Question

An \(R L C\) series circuit has a resistance of \(R=325 \Omega\) an inductance \(\quad L=0.300 \mathrm{mH}, \quad\) and \(\quad\) a capacitance $C=33.0 \mathrm{nF} .$ (a) What is the resonant frequency? (b) If the capacitor breaks down for peak voltages in excess of \(7.0 \times 10^{2} \mathrm{V},\) what is the maximum source voltage amplitude when the circuit is operated at the resonant frequency?

Short answer

Answer: The resonant frequency of the RLC circuit is approximately 30.8 kHz and the maximum source voltage amplitude when the circuit is operated at the resonant frequency is approximately 5.41 V.

Step-by-step solution

Find the resonant frequency

To find the resonant frequency, we use the formula for the resonant angular frequency, which is given by \(\omega_0 = \frac{1}{\sqrt{L C}}\). Plug in the given values of L and C to find the resonant angular frequency \(\omega_0\): \(\omega_0 = \frac{1}{\sqrt{(0.300 \times 10^{-3})(33.0 \times 10^{-9})}}\) Now, convert the angular frequency to the resonant frequency \(f_0\): \(f_0 = \frac{\omega_0}{2 \pi}\)

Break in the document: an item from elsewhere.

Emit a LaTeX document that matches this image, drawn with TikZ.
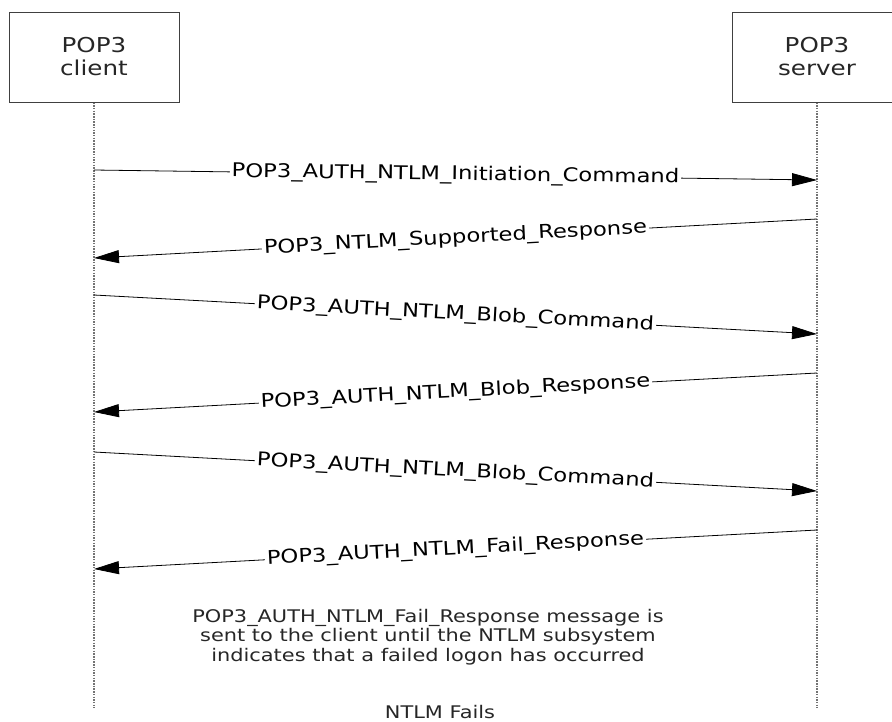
\documentclass[tikz,border=0pt]{standalone}
\usepackage{fontspec}
\setmainfont{DejaVu Sans}[FakeStretch=1.2]
\usetikzlibrary{arrows.meta}
\begin{document}
\begin{tikzpicture}[x=1pt,y=-1pt,
    actor/.style={draw=black!75,line width=1pt,minimum width=170pt,minimum height=90pt,
      align=center,text=black!85,font=\fontsize{20.5}{23}\selectfont},
    life/.style={draw=black!55,line width=1.3pt,dash pattern=on 1.5pt off 1.2pt},
    msg/.style={-{Triangle[length=25pt,width=13pt]},line width=0.8pt},
    msglbl/.style={fill=white,inner sep=2pt,sloped,font=\fontsize{18.9}{21}\selectfont},
    note/.style={align=center,text=black!85,font=\fontsize{17.4}{19.5}\selectfont}]
    \clip (0,0) rectangle (892,721);
    \node[actor] (client) at (94,57) {POP3\\client};
    \node[actor] (server) at (817,57) {POP3\\server};
    \coordinate (cend) at (94,708);
    \coordinate (send) at (817,708);
    \draw[life] (client) -- (cend);
    \draw[life] (server) -- (send);
    % message end points on the lifelines
    \foreach \i/\cy/\sy in {1/170/180,2/258/219,3/295/334,4/412/373,5/452/491,6/569/530}
      {\coordinate (c\i) at (94,\cy); \coordinate (s\i) at (817,\sy);}
    \draw[msg] (c1) -- node[msglbl]{POP3\_AUTH\_NTLM\_Initiation\_Command} (s1);
    \draw[msg] (s2) -- node[msglbl]{POP3\_NTLM\_Supported\_Response} (c2);
    \draw[msg] (c3) -- node[msglbl]{POP3\_AUTH\_NTLM\_Blob\_Command} (s3);
    \draw[msg] (s4) -- node[msglbl]{POP3\_AUTH\_NTLM\_Blob\_Response} (c4);
    \draw[msg] (c5) -- node[msglbl]{POP3\_AUTH\_NTLM\_Blob\_Command} (s5);
    \draw[msg] (s6) -- node[msglbl]{POP3\_AUTH\_NTLM\_Fail\_Response} (c6);
    \node[note] (loop) at (428,637) {POP3\_AUTH\_NTLM\_Fail\_Response message is\\
      sent to the client until the NTLM subsystem\\indicates that a failed logon has occurred};
    \node[note] (fails) at (440,712) {NTLM Fails};
\end{tikzpicture}
\end{document}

Calculate the resonant frequency

Now that we have found the resonant angular frequency, we can calculate the resonant frequency: \(f_0 = \frac{\omega_0}{2 \pi} = \frac{1}{2 \pi\sqrt{(0.300 \times 10^{-3})(33.0 \times 10^{-9})}}\) \(f_0 \approx 30.8 \thinspace kHz\) The resonant frequency of the RLC circuit is approximately 30.8 kHz.

Determine the maximum source voltage amplitude

To find the maximum source voltage amplitude when the circuit is operated at the resonant frequency, we can use the given information about the capacitor breaking down and the circuit: \(V_C = QV_s = \frac{I_p}{\omega_0 C}\) We need to find the source voltage amplitude, \(V_s\). Rearranging the equation: \(V_s = \frac{V_C \omega_0 C}{Q}\) We are given \(V_C = 7.0 \times 10^2 \thinspace V\). We need to determine the quality factor of the circuit, Q, which is given by: \(Q = \frac{\omega_0 L}{R}\) Using the given values of L and R, and the calculated value of \(\omega_0\): \(Q = \frac{\omega_0 L}{R} = \frac{1}{R \sqrt{\frac{C}{L}}}\)

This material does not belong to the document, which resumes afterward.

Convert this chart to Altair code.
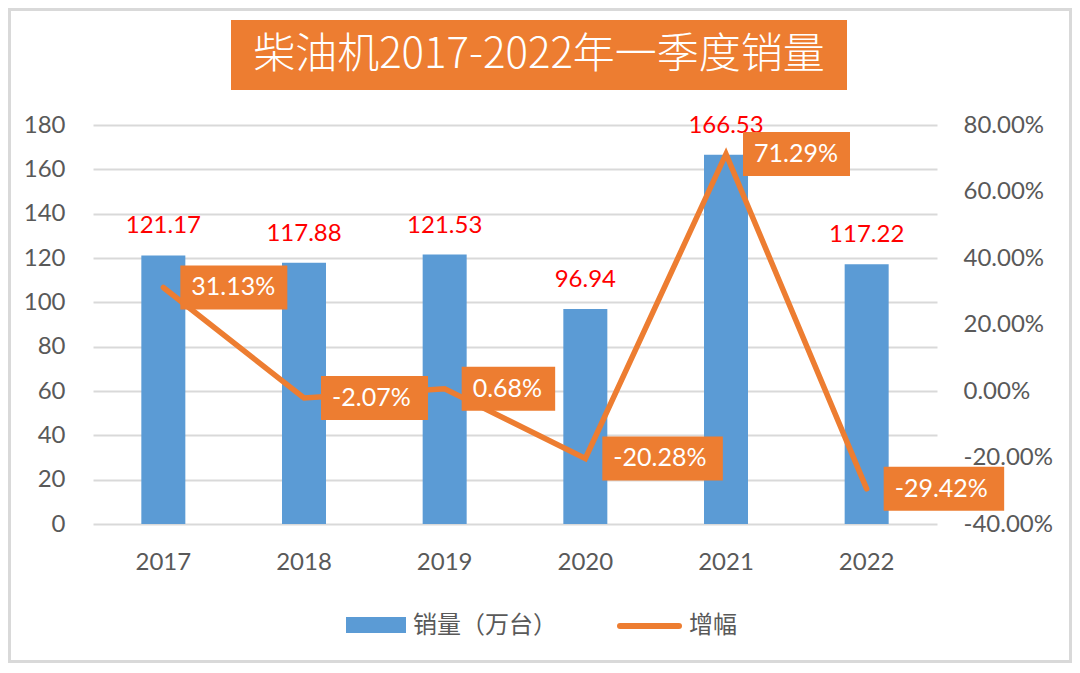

Calculate the maximum source voltage amplitude

Now, we can plug in the necessary values to find the maximum source voltage amplitude: \(V_s =\frac{(7.0 \times 10^2)}{R \sqrt{\frac{C}{L}}} \times (\frac{1}{\sqrt{L C}}) \times C\) \(V_s =\frac{(7.0 \times 10^2)}{(325)(\sqrt{\frac{33 \times 10^{-9}}{0.300 \times 10^{-3}}})} \times (\frac{1}{\sqrt{(0.300 \times 10^{-3})(33 \times 10^{-9})}}) \times (33 \times 10^{-9})\) \(V_s \approx 5.41 \thinspace V\) The maximum source voltage amplitude when the circuit is operated at the resonant frequency is approximately 5.41 V.